WHAT THE EXERCISE ASKS | Exactly as written, quote every line that follows, skipping the images.

SOURCE DATA |
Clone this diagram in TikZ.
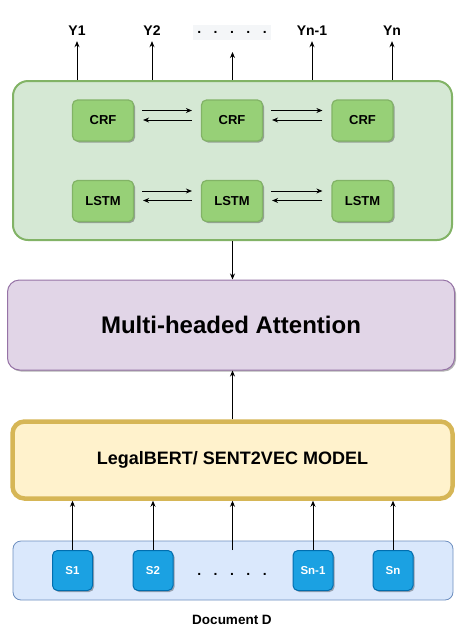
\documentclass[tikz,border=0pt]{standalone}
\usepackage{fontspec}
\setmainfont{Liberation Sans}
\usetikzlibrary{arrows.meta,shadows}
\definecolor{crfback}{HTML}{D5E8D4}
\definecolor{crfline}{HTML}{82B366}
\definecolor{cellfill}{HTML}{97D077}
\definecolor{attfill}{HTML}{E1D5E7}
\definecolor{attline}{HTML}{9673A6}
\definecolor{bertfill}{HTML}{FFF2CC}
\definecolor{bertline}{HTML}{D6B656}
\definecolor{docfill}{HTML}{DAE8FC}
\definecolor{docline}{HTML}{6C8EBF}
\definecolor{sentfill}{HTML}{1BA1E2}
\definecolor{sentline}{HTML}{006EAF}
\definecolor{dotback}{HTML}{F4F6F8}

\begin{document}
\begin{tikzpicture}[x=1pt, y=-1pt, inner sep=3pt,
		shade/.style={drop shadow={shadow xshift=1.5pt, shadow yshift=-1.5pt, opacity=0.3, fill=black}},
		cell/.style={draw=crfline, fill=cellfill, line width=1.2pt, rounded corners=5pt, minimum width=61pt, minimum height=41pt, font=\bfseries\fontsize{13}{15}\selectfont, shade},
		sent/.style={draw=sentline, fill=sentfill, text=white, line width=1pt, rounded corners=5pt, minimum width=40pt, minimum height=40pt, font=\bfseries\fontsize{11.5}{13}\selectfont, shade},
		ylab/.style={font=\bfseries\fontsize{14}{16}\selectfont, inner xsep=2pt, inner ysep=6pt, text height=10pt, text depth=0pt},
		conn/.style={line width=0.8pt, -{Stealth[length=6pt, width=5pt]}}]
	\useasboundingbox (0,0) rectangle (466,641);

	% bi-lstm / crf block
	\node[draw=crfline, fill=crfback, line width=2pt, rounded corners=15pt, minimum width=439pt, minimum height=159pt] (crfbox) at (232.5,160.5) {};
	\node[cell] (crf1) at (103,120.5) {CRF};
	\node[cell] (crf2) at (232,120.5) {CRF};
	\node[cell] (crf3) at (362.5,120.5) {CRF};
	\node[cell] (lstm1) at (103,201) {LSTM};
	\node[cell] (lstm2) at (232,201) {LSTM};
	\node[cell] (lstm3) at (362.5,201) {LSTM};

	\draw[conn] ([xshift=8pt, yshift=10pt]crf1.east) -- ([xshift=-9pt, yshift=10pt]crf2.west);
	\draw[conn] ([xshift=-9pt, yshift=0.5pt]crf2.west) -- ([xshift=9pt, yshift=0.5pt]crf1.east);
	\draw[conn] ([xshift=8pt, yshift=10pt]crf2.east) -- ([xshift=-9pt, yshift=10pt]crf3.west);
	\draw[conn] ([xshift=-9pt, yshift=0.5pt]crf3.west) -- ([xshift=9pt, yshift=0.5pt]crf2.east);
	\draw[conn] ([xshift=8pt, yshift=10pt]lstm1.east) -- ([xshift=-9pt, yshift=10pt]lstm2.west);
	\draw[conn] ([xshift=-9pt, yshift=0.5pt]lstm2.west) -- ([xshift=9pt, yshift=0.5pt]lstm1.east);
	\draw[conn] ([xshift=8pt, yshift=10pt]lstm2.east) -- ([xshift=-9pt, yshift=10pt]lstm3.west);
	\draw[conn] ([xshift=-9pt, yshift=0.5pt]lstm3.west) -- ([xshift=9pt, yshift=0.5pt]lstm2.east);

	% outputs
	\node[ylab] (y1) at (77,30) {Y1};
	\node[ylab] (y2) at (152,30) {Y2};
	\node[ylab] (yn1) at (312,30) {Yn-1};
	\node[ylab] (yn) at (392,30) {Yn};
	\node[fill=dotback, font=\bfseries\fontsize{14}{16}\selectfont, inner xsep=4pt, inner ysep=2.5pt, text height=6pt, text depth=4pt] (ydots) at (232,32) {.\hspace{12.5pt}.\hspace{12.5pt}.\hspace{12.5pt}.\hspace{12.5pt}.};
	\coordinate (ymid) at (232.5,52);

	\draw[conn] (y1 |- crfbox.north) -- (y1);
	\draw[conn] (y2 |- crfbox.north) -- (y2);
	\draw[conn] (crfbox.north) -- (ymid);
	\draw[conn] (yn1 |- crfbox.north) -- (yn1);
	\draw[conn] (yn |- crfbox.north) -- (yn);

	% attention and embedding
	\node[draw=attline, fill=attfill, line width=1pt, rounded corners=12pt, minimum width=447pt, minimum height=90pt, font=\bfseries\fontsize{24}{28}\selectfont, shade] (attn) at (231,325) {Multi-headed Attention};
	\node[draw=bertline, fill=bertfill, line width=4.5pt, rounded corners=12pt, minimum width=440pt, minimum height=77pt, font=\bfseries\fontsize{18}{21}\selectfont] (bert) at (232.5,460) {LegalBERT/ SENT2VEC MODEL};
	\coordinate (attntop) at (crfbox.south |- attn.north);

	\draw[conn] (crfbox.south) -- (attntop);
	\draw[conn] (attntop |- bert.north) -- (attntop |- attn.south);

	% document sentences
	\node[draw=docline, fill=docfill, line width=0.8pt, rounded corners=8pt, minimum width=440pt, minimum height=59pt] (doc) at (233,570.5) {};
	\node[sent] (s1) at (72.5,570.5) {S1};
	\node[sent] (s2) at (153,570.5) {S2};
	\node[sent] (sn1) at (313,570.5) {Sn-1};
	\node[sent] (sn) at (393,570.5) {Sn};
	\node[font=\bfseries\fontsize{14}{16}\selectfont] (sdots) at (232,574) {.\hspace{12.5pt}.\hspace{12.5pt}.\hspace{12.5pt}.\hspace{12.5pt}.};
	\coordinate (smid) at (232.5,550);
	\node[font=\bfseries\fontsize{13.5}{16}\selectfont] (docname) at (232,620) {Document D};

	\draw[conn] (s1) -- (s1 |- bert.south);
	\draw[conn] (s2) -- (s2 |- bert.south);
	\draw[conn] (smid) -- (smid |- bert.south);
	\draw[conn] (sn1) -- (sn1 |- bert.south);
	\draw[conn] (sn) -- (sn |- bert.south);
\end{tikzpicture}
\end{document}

TASK ANSWER |
Clone this diagram in TikZ.
\documentclass[tikz,border=0pt]{standalone}
\usepackage{fontspec}
\setmainfont{Liberation Sans}
\usetikzlibrary{arrows.meta,shadows}
\definecolor{crfback}{HTML}{D5E8D4}
\definecolor{crfline}{HTML}{82B366}
\definecolor{cellfill}{HTML}{97D077}
\definecolor{attfill}{HTML}{E1D5E7}
\definecolor{attline}{HTML}{9673A6}
\definecolor{bertfill}{HTML}{FFF2CC}
\definecolor{bertline}{HTML}{D6B656}
\definecolor{docfill}{HTML}{DAE8FC}
\definecolor{docline}{HTML}{6C8EBF}
\definecolor{sentfill}{HTML}{1BA1E2}
\definecolor{sentline}{HTML}{006EAF}
\definecolor{dotback}{HTML}{F4F6F8}

\begin{document}
\begin{tikzpicture}[x=1pt, y=-1pt, inner sep=3pt,
		shade/.style={drop shadow={shadow xshift=1.5pt, shadow yshift=-1.5pt, opacity=0.3, fill=black}},
		cell/.style={draw=crfline, fill=cellfill, line width=1.2pt, rounded corners=5pt, minimum width=61pt, minimum height=41pt, font=\bfseries\fontsize{13}{15}\selectfont, shade},
		sent/.style={draw=sentline, fill=sentfill, text=white, line width=1pt, rounded corners=5pt, minimum width=40pt, minimum height=40pt, font=\bfseries\fontsize{11.5}{13}\selectfont, shade},
		ylab/.style={font=\bfseries\fontsize{14}{16}\selectfont, inner xsep=2pt, inner ysep=6pt, text height=10pt, text depth=0pt},
		conn/.style={line width=0.8pt, -{Stealth[length=6pt, width=5pt]}}]
	\useasboundingbox (0,0) rectangle (466,641);

	% bi-lstm / crf block
	\node[draw=crfline, fill=crfback, line width=2pt, rounded corners=15pt, minimum width=439pt, minimum height=159pt] (crfbox) at (232.5,160.5) {};
	\node[cell] (crf1) at (103,120.5) {CRF};
	\node[cell] (crf2) at (232,120.5) {CRF};
	\node[cell] (crf3) at (362.5,120.5) {CRF};
	\node[cell] (lstm1) at (103,201) {LSTM};
	\node[cell] (lstm2) at (232,201) {LSTM};
	\node[cell] (lstm3) at (362.5,201) {LSTM};

	\draw[conn] ([xshift=8pt, yshift=10pt]crf1.east) -- ([xshift=-9pt, yshift=10pt]crf2.west);
	\draw[conn] ([xshift=-9pt, yshift=0.5pt]crf2.west) -- ([xshift=9pt, yshift=0.5pt]crf1.east);
	\draw[conn] ([xshift=8pt, yshift=10pt]crf2.east) -- ([xshift=-9pt, yshift=10pt]crf3.west);
	\draw[conn] ([xshift=-9pt, yshift=0.5pt]crf3.west) -- ([xshift=9pt, yshift=0.5pt]crf2.east);
	\draw[conn] ([xshift=8pt, yshift=10pt]lstm1.east) -- ([xshift=-9pt, yshift=10pt]lstm2.west);
	\draw[conn] ([xshift=-9pt, yshift=0.5pt]lstm2.west) -- ([xshift=9pt, yshift=0.5pt]lstm1.east);
	\draw[conn] ([xshift=8pt, yshift=10pt]lstm2.east) -- ([xshift=-9pt, yshift=10pt]lstm3.west);
	\draw[conn] ([xshift=-9pt, yshift=0.5pt]lstm3.west) -- ([xshift=9pt, yshift=0.5pt]lstm2.east);

	% outputs
	\node[ylab] (y1) at (77,30) {Y1};
	\node[ylab] (y2) at (152,30) {Y2};
	\node[ylab] (yn1) at (312,30) {Yn-1};
	\node[ylab] (yn) at (392,30) {Yn};
	\node[fill=dotback, font=\bfseries\fontsize{14}{16}\selectfont, inner xsep=4pt, inner ysep=2.5pt, text height=6pt, text depth=4pt] (ydots) at (232,32) {.\hspace{12.5pt}.\hspace{12.5pt}.\hspace{12.5pt}.\hspace{12.5pt}.};
	\coordinate (ymid) at (232.5,52);

	\draw[conn] (y1 |- crfbox.north) -- (y1);
	\draw[conn] (y2 |- crfbox.north) -- (y2);
	\draw[conn] (crfbox.north) -- (ymid);
	\draw[conn] (yn1 |- crfbox.north) -- (yn1);
	\draw[conn] (yn |- crfbox.north) -- (yn);

	% attention and embedding
	\node[draw=attline, fill=attfill, line width=1pt, rounded corners=12pt, minimum width=447pt, minimum height=90pt, font=\bfseries\fontsize{24}{28}\selectfont, shade] (attn) at (231,325) {Multi-headed Attention};
	\node[draw=bertline, fill=bertfill, line width=4.5pt, rounded corners=12pt, minimum width=440pt, minimum height=77pt, font=\bfseries\fontsize{18}{21}\selectfont] (bert) at (232.5,460) {LegalBERT/ SENT2VEC MODEL};
	\coordinate (attntop) at (crfbox.south |- attn.north);

	\draw[conn] (crfbox.south) -- (attntop);
	\draw[conn] (attntop |- bert.north) -- (attntop |- attn.south);

	% document sentences
	\node[draw=docline, fill=docfill, line width=0.8pt, rounded corners=8pt, minimum width=440pt, minimum height=59pt] (doc) at (233,570.5) {};
	\node[sent] (s1) at (72.5,570.5) {S1};
	\node[sent] (s2) at (153,570.5) {S2};
	\node[sent] (sn1) at (313,570.5) {Sn-1};
	\node[sent] (sn) at (393,570.5) {Sn};
	\node[font=\bfseries\fontsize{14}{16}\selectfont] (sdots) at (232,574) {.\hspace{12.5pt}.\hspace{12.5pt}.\hspace{12.5pt}.\hspace{12.5pt}.};
	\coordinate (smid) at (232.5,550);
	\node[font=\bfseries\fontsize{13.5}{16}\selectfont] (docname) at (232,620) {Document D};

	\draw[conn] (s1) -- (s1 |- bert.south);
	\draw[conn] (s2) -- (s2 |- bert.south);
	\draw[conn] (smid) -- (smid |- bert.south);
	\draw[conn] (sn1) -- (sn1 |- bert.south);
	\draw[conn] (sn) -- (sn |- bert.south);
\end{tikzpicture}
\end{document}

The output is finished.